College Board Identifies Individual and Societal Benefits of Higher Education
November 4, 2004
The College Board’s new report, "Education Pays: The Benefits of Higher Education for Individuals and Society," documents that investment in higher education has significant monetary and non-monetary benefits for both the individual and society as a whole. The report brings together and summarizes the wide range of research that has been conducted on the topic.
Among the benefits to individuals is the likelihood of higher earnings in the workforce. Similarly, one of the societal benefits identified includes the fact that higher levels of education corresponds with lower levels of unemployment and poverty, and therefore not only are these adults less likely to depend on social safety-net programs, they are also likely to contribute more to tax revenues than others -- all leading to a decreased demand on public resources. Among the non-monetary societal benefits is the fact that college graduates have lower incarceration rates, are less likely to smoke, and tend to have higher rates of civic participation, including voting and volunteer work.

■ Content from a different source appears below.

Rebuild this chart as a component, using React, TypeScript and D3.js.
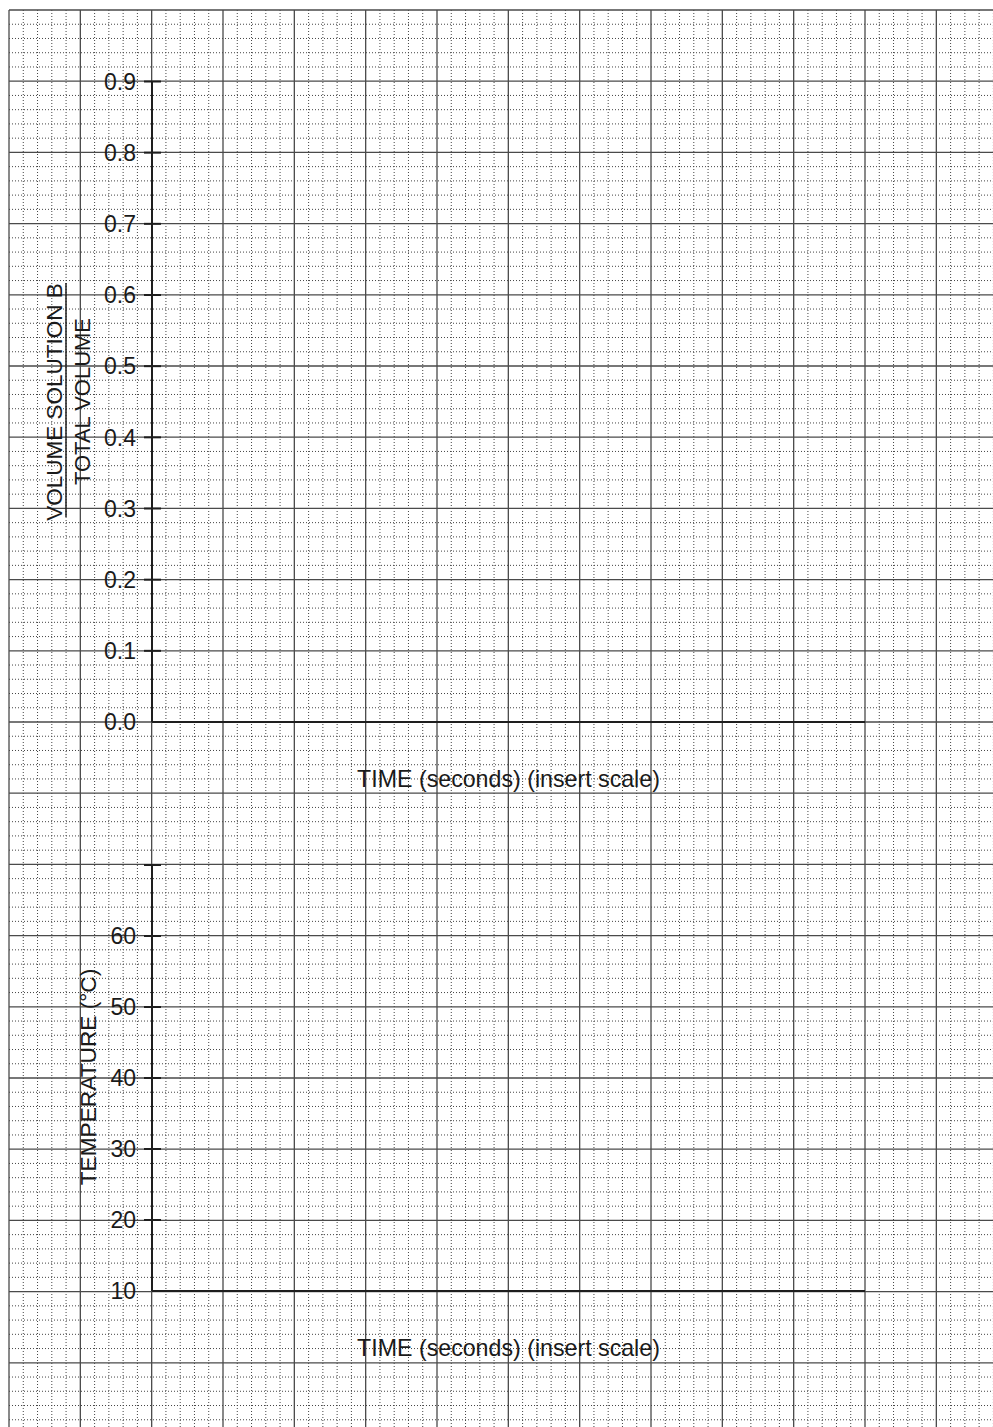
import React from "react";
import * as d3 from "d3";

const W = 993;
const H = 1427;

// Grid (graph paper) in "major square" units
const gridCols = 14;
const gridRows = 20;
const minorPerMajor = 5;

// Top chart
const volumeTicks = [0.0, 0.1, 0.2, 0.3, 0.4, 0.5, 0.6, 0.7, 0.8, 0.9];
const volumeLabelTop = "VOLUME SOLUTION B";
const volumeLabelBottom = "TOTAL VOLUME";
const timeLabel = "TIME (seconds) (insert scale)";

// Bottom chart
const tempTicks = [10, 20, 30, 40, 50, 60, 70];
const tempTickLabels = ["10", "20", "30", "40", "50", "60", ""];
const tempLabel = "TEMPERATURE (°C)";

const timeDomain = [0, 10];

const FONT = "'Liberation Sans', Arial, Helvetica, sans-serif";

export default function App() {
  const gx = d3.scaleLinear().domain([0, 12]).range([9, 865]);
  const gy = d3.scaleLinear().domain([0, 10]).range([10, 722]);

  const xTime = d3.scaleLinear().domain(timeDomain).range([152, 865]);
  const yVol = d3.scaleLinear().domain([0, 0.9]).range([722, 81.5]);
  const yTemp = d3.scaleLinear().domain([10, 70]).range([1291, 865]);

  const minorX = d3.range(0, gridCols * minorPerMajor + 1).filter((i) => i % minorPerMajor !== 0).map((i) => gx(i / minorPerMajor));
  const minorY = d3.range(0, gridRows * minorPerMajor + 1).filter((i) => i % minorPerMajor !== 0).map((i) => gy(i / minorPerMajor));
  const majorX = d3.range(0, gridCols + 1).map((i) => gx(i));
  const majorY = d3.range(0, gridRows + 1).map((i) => gy(i));

  const axisColor = "#1e1e1e";
  const textColor = "#1a1a1a";

  return (
    <div style={{ position: "absolute", left: 0, top: 0, width: W, height: H, background: "#fff" }}>
      <svg width={W} height={H} style={{ display: "block" }}>
        <rect x={0} y={0} width={W} height={H} fill="#fff" />
        {/* minor grid */}
        <g stroke="#444" strokeWidth={1} strokeDasharray="1 2">
          {minorX.map((x, i) => (
            <line key={"mx" + i} x1={x} x2={x} y1={gy(0)} y2={H} />
          ))}
          {minorY.map((y, i) => (
            <line key={"my" + i} x1={gx(0)} x2={W} y1={y} y2={y} />
          ))}
        </g>
        {/* major grid */}
        <g stroke="#4a4a4a" strokeWidth={1.3}>
          {majorX.map((x, i) => (
            <line key={"Mx" + i} x1={x} x2={x} y1={gy(0)} y2={H} />
          ))}
          {majorY.map((y, i) => (
            <line key={"My" + i} x1={gx(0)} x2={W} y1={y} y2={y} />
          ))}
        </g>

        {/* TOP CHART */}
        <g>
          <line x1={xTime(0)} x2={xTime(0)} y1={yVol(0.9)} y2={yVol(0)} stroke={axisColor} strokeWidth={2} />
          <line x1={xTime(0)} x2={xTime(10)} y1={yVol(0)} y2={yVol(0)} stroke={axisColor} strokeWidth={2} />
          {volumeTicks.map((v) => (
            <g key={"vt" + v}>
              {v > 0 && (
                <line x1={xTime(0) - 8} x2={xTime(0) + 9} y1={yVol(v)} y2={yVol(v)} stroke={axisColor} strokeWidth={2} />
              )}
              <text x={136} y={yVol(v)} dy="0.36em" textAnchor="end" fontFamily={FONT} fontSize={23} fill={textColor}>
                {v.toFixed(1)}
              </text>
            </g>
          ))}
          <text
            transform={`translate(61.5, 402) rotate(-90)`}
            textAnchor="middle"
            fontFamily={FONT}
            fontSize={22.5}
            fill={textColor}
          >
            {volumeLabelTop}
          </text>
          <line x1={66} x2={66} y1={283} y2={517} stroke={axisColor} strokeWidth={1.5} />
          <text
            transform={`translate(90, 401.5) rotate(-90)`}
            textAnchor="middle"
            fontFamily={FONT}
            fontSize={22}
            fill={textColor}
          >
            {volumeLabelBottom}
          </text>
          <text x={(xTime(0) + xTime(10)) / 2} y={787} textAnchor="middle" fontFamily={FONT} fontSize={23.2} fill={textColor}>
            {timeLabel}
          </text>
        </g>

        {/* BOTTOM CHART */}
        <g>
          <line x1={xTime(0)} x2={xTime(0)} y1={yTemp(70)} y2={yTemp(10)} stroke={axisColor} strokeWidth={2} />
          <line x1={xTime(0)} x2={xTime(10)} y1={yTemp(10)} y2={yTemp(10)} stroke={axisColor} strokeWidth={2} />
          {tempTicks.map((t, i) => (
            <g key={"tt" + t}>
              {t > 10 && (
                <line x1={xTime(0) - 8} x2={xTime(0) + 9} y1={yTemp(t)} y2={yTemp(t)} stroke={axisColor} strokeWidth={2} />
              )}
              <text x={136} y={yTemp(t)} dy="0.36em" textAnchor="end" fontFamily={FONT} fontSize={23} fill={textColor}>
                {tempTickLabels[i]}
              </text>
            </g>
          ))}
          <text
            transform={`translate(95.5, 1077) rotate(-90)`}
            textAnchor="middle"
            fontFamily={FONT}
            fontSize={22.7}
            fill={textColor}
          >
            {tempLabel}
          </text>
          <text x={(xTime(0) + xTime(10)) / 2} y={1356} textAnchor="middle" fontFamily={FONT} fontSize={23.2} fill={textColor}>
            {timeLabel}
          </text>
        </g>
      </svg>
    </div>
  );
}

With these benefits in mind, it is important to understand the gaps still faced in higher education participation patterns. Though college enrollment rates have greatly increased over the past several decades, there is still differentiation in participation among socioeconomic class and racial/ethnic groups. Those from low-income families; blacks and Hispanics; and those whose parents did not attend college are all less likely than their counterparts to enroll in college and earn a degree and therefore benefit from the monetary and non-monetary returns on higher education identified in the report.